Novack, a 37-year-old marathon swimmer based on Oahu, swam across the Auau channel from Lanai to Maui, in 11 hours and 1 minute.
Unbeknownst to the swimmer, her crew spotted two tiger shark following her for part of the swim, at least one of which was 15 feet long. The crew did not inform her until after she touched land. According to UPI, Novack was grateful for her ignorance. “I’m glad they didn’t tell me,” she said.
The crew could be mostly confident in Novack’s safety thanks to the Shark Shield she was using. “The only thing that kept me safe was the Shark Shield,” said Novack.

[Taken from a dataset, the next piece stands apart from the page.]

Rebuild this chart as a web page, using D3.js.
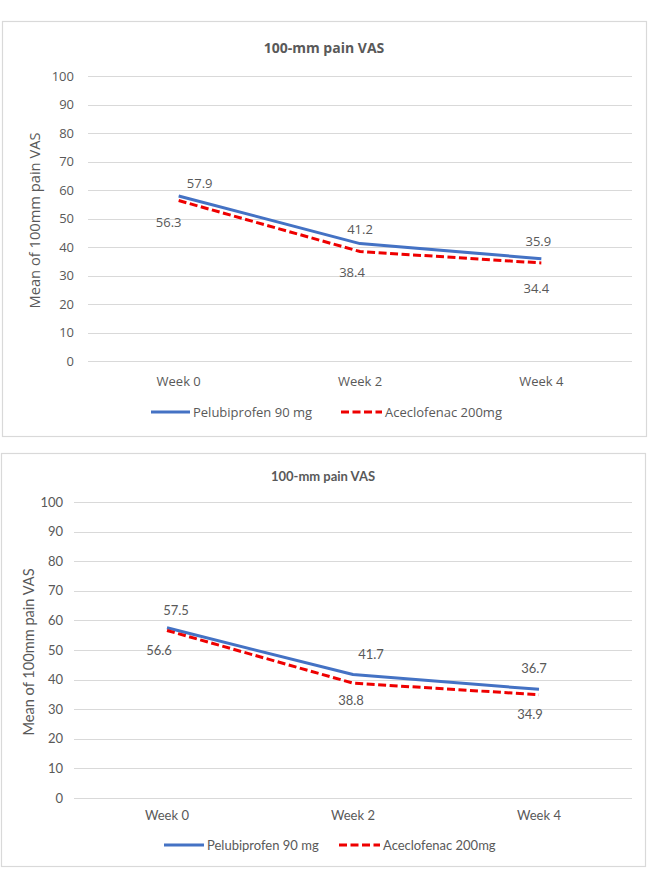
<!DOCTYPE html>
<html>
<head>
<meta charset="utf-8">
<script src="https://cdn.jsdelivr.net/npm/d3@7"></script>
<style>
  body { margin: 0; background: #fff; }
  .grid line { stroke: #d9d9d9; stroke-width: 1; }
  .frame { fill: #fff; stroke: #d9d9d9; stroke-width: 1.2; }
  text { fill: #595959; }
</style>
</head>
<body>
<svg id="chart"></svg>
<script>
      //begin: data
      var weeks = ["Week 0", "Week 2", "Week 4"];
      var seriesNames = ["Pelubiprofen 90 mg", "Aceclofenac 200mg"];
      var yTicks = [0, 10, 20, 30, 40, 50, 60, 70, 80, 90, 100];
      var chartTitle = "100-mm pain VAS";
      var yTitle = "Mean of 100mm pain VAS";

      var topPelubiprofen = [57.9, 41.2, 35.9];
      var topAceclofenac = [56.3, 38.4, 34.4];
      var bottomPelubiprofen = [57.5, 41.7, 36.7];
      var bottomAceclofenac = [56.6, 38.8, 34.9];
      //end: data

      //begin: styling conf.
      var blue = "#4472c4",
          red = "#ee0000",
          lineWidth = 3,
          dash = "8,3.5";
      //end: styling conf.

      //begin: layout conf.
      var svgWidth = 649,
          svgHeight = 871;

      var panels = [
        {
          box: {x: 2, y: 21, w: 644, h: 415},
          plot: {left: 88, right: 632, top: 76, bottom: 361},
          font: "'Open Sans', 'Noto Sans', sans-serif",
          fontSize: 13, titleSize: 14, yTitleSize: 14.7,
          titleY: 48, tickRight: 74, yTitleX: 35, weekY: 381, legendY: 412,
          legend: [{x1: 151, x2: 190}, {x1: 341, x2: 382}],
          blue: topPelubiprofen, red: topAceclofenac,
          blueOffsets: [[21, -13], [0, -14], [-3, -17]],
          redOffsets: [[-10, 22], [-8, 21], [-5, 25]]
        },
        {
          box: {x: 1, y: 453, w: 644, h: 413},
          plot: {left: 74, right: 632, top: 502, bottom: 798},
          font: "Lato, 'Open Sans', sans-serif",
          fontSize: 13, titleSize: 13, yTitleSize: 14.6,
          titleY: 476, tickRight: 63, yTitleX: 29, weekY: 815, legendY: 845,
          legend: [{x1: 164, x2: 204}, {x1: 339, x2: 380}],
          blue: bottomPelubiprofen, red: bottomAceclofenac,
          blueOffsets: [[9, -17], [18, -20], [-5, -21]],
          redOffsets: [[-8, 20], [-2, 17], [-9, 20]]
        }
      ];
      //end: layout conf.

      var svg = d3.select("#chart")
        .attr("width", svgWidth)
        .attr("height", svgHeight);

      panels.forEach(drawPanel);

      function drawPanel(p) {
        var g = svg.append("g")
          .style("font-family", p.font);

        g.append("rect")
          .classed("frame", true)
          .attr("x", p.box.x + 0.5)
          .attr("y", p.box.y + 0.5)
          .attr("width", p.box.w)
          .attr("height", p.box.h);

        var x = d3.scaleBand()
          .domain(weeks)
          .range([p.plot.left, p.plot.right]);

        var y = d3.scaleLinear()
          .domain([0, 100])
          .range([p.plot.bottom, p.plot.top]);

        // title
        g.append("text")
          .attr("x", (p.box.x + p.box.x + p.box.w) / 2)
          .attr("y", p.titleY)
          .attr("dy", "0.35em")
          .attr("text-anchor", "middle")
          .style("font-size", p.titleSize + "px")
          .style("font-weight", "bold")
          .text(chartTitle);

        // gridlines + y tick labels
        var grid = g.append("g").classed("grid", true);
        grid.selectAll("line")
          .data(yTicks)
          .enter().append("line")
          .attr("x1", p.plot.left)
          .attr("x2", p.plot.right)
          .attr("y1", function(d){ return Math.round(y(d)) + 0.5; })
          .attr("y2", function(d){ return Math.round(y(d)) + 0.5; });

        g.append("g").selectAll("text")
          .data(yTicks)
          .enter().append("text")
          .attr("x", p.tickRight)
          .attr("y", function(d){ return y(d); })
          .attr("dy", "0.35em")
          .attr("text-anchor", "end")
          .style("font-size", p.fontSize + "px")
          .text(function(d){ return d; });

        // y axis title
        g.append("text")
          .attr("transform", "translate(" + [p.yTitleX, (p.plot.top + p.plot.bottom) / 2 + 2] + ") rotate(-90)")
          .attr("dy", "0.35em")
          .attr("text-anchor", "middle")
          .style("font-size", p.yTitleSize + "px")
          .text(yTitle);

        // x category labels
        g.append("g").selectAll("text")
          .data(weeks)
          .enter().append("text")
          .attr("x", function(d){ return x(d) + x.bandwidth() / 2; })
          .attr("y", p.weekY)
          .attr("dy", "0.35em")
          .attr("text-anchor", "middle")
          .style("font-size", p.fontSize + "px")
          .text(function(d){ return d; });

        var line = d3.line()
          .x(function(d, i){ return x(weeks[i]) + x.bandwidth() / 2; })
          .y(function(d){ return y(d); });

        g.append("path")
          .attr("d", line(p.blue))
          .attr("fill", "none")
          .attr("stroke", blue)
          .attr("stroke-width", lineWidth)
          .attr("stroke-linejoin", "round");

        g.append("path")
          .attr("d", line(p.red))
          .attr("fill", "none")
          .attr("stroke", red)
          .attr("stroke-width", lineWidth)
          .attr("stroke-dasharray", dash);

        // data labels
        function labels(values, offsets) {
          g.append("g").selectAll("text")
            .data(values)
            .enter().append("text")
            .attr("x", function(d, i){ return x(weeks[i]) + x.bandwidth() / 2 + offsets[i][0]; })
            .attr("y", function(d, i){ return y(d) + offsets[i][1]; })
            .attr("dy", "0.35em")
            .attr("text-anchor", "middle")
            .style("font-size", p.fontSize + "px")
            .text(function(d){ return d.toFixed(1); });
        }
        labels(p.blue, p.blueOffsets);
        labels(p.red, p.redOffsets);

        // legend
        var legend = g.append("g").selectAll("g")
          .data(seriesNames)
          .enter().append("g");

        legend.append("line")
          .attr("x1", function(d, i){ return p.legend[i].x1; })
          .attr("x2", function(d, i){ return p.legend[i].x2; })
          .attr("y1", p.legendY)
          .attr("y2", p.legendY)
          .attr("stroke", function(d, i){ return i === 0 ? blue : red; })
          .attr("stroke-width", lineWidth)
          .attr("stroke-dasharray", function(d, i){ return i === 0 ? null : dash; });

        legend.append("text")
          .attr("x", function(d, i){ return p.legend[i].x2 + 3; })
          .attr("y", p.legendY)
          .attr("dy", "0.35em")
          .style("font-size", p.fontSize + "px")
          .text(function(d){ return d; });
      }
</script>
</body>
</html>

According to the Shark Shield website, the device consists of two electrodes that emit electric waves, creating an elliptical-shaped field around a swimmer or diver. Sharks have gel-filled sacs called Ampullae of Lorenzini, which they use to sense electrical fields given off by possible prey. When a shark senses the electric wave caused by the Shark Shield, the intense discomfort causes the shark to swim away. It was designed by the South African Kwazulu Natal Shark Board, which was also the first entity to employ shark nets for beaches.
Novack was not the first swimmer to use unconventional methods to deter dangerous sea life. When 64-year-old Diana Nyad swam 100 miles between Cuba and Key West, she donned a silicon face mask to protect against box jellyfish, which are deadly to humans. She tested the mask ahead of time by swimming through a mob of jellyfish. The tentacles could not penetrate the silicon.